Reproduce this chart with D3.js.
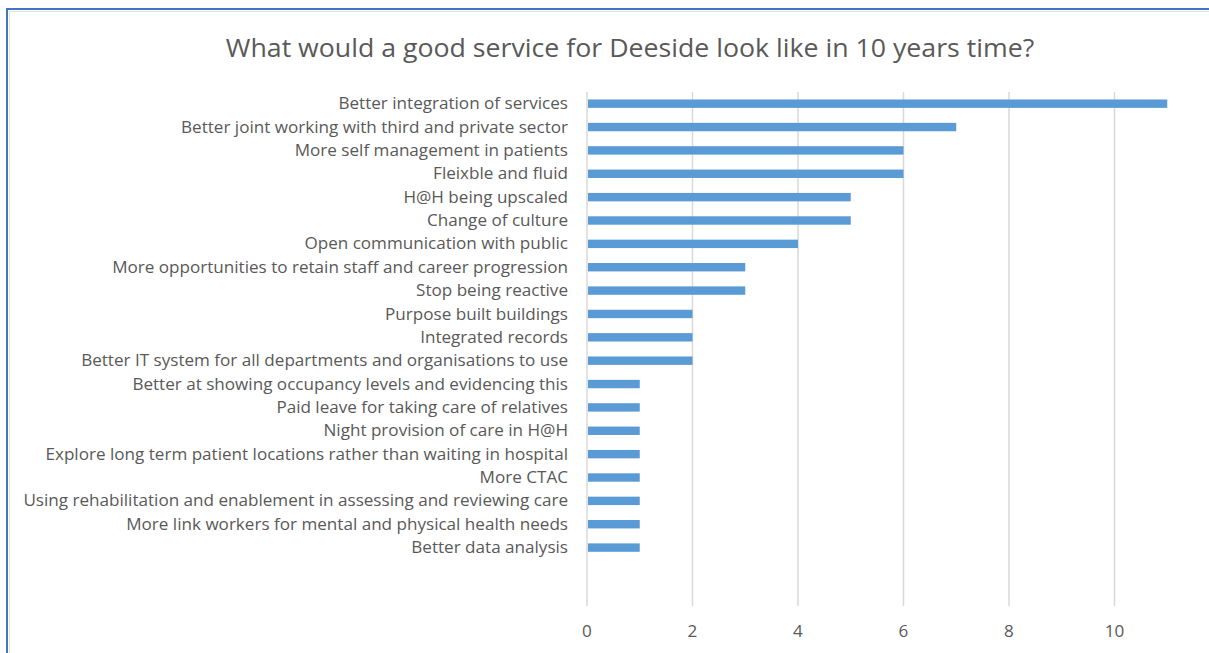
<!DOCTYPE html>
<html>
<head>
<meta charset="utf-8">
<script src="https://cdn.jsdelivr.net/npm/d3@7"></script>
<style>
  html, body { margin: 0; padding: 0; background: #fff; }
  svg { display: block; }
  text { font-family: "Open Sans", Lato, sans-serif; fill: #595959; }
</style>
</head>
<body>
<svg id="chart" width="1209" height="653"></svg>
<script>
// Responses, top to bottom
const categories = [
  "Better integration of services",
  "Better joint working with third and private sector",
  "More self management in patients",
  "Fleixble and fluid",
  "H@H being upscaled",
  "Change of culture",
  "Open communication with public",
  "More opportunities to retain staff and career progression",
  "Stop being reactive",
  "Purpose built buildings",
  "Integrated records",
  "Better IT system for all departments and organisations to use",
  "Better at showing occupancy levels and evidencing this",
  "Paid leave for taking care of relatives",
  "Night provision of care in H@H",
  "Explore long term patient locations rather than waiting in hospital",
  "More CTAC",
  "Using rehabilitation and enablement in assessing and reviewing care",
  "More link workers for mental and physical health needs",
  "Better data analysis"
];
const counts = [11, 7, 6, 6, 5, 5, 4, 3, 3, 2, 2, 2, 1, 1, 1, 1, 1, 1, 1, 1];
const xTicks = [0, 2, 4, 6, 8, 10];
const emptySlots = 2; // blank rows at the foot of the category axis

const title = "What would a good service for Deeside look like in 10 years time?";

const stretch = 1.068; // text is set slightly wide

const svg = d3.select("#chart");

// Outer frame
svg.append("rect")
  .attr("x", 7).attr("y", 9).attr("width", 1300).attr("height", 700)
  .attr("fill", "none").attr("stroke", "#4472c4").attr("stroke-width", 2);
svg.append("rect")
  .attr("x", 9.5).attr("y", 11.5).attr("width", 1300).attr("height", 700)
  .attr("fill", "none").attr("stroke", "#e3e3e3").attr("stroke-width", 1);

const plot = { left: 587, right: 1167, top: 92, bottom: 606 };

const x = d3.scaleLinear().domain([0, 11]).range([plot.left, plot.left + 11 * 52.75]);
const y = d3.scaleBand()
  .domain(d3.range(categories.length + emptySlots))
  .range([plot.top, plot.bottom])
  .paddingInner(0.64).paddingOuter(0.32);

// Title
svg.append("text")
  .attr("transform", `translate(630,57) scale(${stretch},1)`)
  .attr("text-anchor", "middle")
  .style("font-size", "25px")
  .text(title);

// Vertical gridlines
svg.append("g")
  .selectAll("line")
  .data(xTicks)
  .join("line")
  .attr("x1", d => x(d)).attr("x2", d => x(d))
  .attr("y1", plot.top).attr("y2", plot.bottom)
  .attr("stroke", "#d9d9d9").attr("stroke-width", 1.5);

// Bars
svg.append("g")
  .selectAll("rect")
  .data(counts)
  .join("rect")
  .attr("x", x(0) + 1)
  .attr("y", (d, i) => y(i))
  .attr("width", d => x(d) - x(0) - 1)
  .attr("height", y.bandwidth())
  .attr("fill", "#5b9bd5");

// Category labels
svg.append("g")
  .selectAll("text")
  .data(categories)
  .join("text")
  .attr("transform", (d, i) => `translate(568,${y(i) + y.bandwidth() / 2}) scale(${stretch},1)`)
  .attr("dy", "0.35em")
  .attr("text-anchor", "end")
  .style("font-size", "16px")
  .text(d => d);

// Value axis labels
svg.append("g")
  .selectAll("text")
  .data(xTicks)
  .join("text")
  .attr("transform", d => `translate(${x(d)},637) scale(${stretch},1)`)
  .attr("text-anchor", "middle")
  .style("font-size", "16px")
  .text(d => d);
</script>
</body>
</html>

####

• Stated task: From the first line above down to the line with "92, bottom: 606", reproduce every line and no others, omitting pictures.

• Reply:
Reproduce this chart with D3.js.
<!DOCTYPE html>
<html>
<head>
<meta charset="utf-8">
<script src="https://cdn.jsdelivr.net/npm/d3@7"></script>
<style>
  html, body { margin: 0; padding: 0; background: #fff; }
  svg { display: block; }
  text { font-family: "Open Sans", Lato, sans-serif; fill: #595959; }
</style>
</head>
<body>
<svg id="chart" width="1209" height="653"></svg>
<script>
// Responses, top to bottom
const categories = [
  "Better integration of services",
  "Better joint working with third and private sector",
  "More self management in patients",
  "Fleixble and fluid",
  "H@H being upscaled",
  "Change of culture",
  "Open communication with public",
  "More opportunities to retain staff and career progression",
  "Stop being reactive",
  "Purpose built buildings",
  "Integrated records",
  "Better IT system for all departments and organisations to use",
  "Better at showing occupancy levels and evidencing this",
  "Paid leave for taking care of relatives",
  "Night provision of care in H@H",
  "Explore long term patient locations rather than waiting in hospital",
  "More CTAC",
  "Using rehabilitation and enablement in assessing and reviewing care",
  "More link workers for mental and physical health needs",
  "Better data analysis"
];
const counts = [11, 7, 6, 6, 5, 5, 4, 3, 3, 2, 2, 2, 1, 1, 1, 1, 1, 1, 1, 1];
const xTicks = [0, 2, 4, 6, 8, 10];
const emptySlots = 2; // blank rows at the foot of the category axis

const title = "What would a good service for Deeside look like in 10 years time?";

const stretch = 1.068; // text is set slightly wide

const svg = d3.select("#chart");

// Outer frame
svg.append("rect")
  .attr("x", 7).attr("y", 9).attr("width", 1300).attr("height", 700)
  .attr("fill", "none").attr("stroke", "#4472c4").attr("stroke-width", 2);
svg.append("rect")
  .attr("x", 9.5).attr("y", 11.5).attr("width", 1300).attr("height", 700)
  .attr("fill", "none").attr("stroke", "#e3e3e3").attr("stroke-width", 1);

const plot = { left: 587, right: 1167, top: 92, bottom: 606 };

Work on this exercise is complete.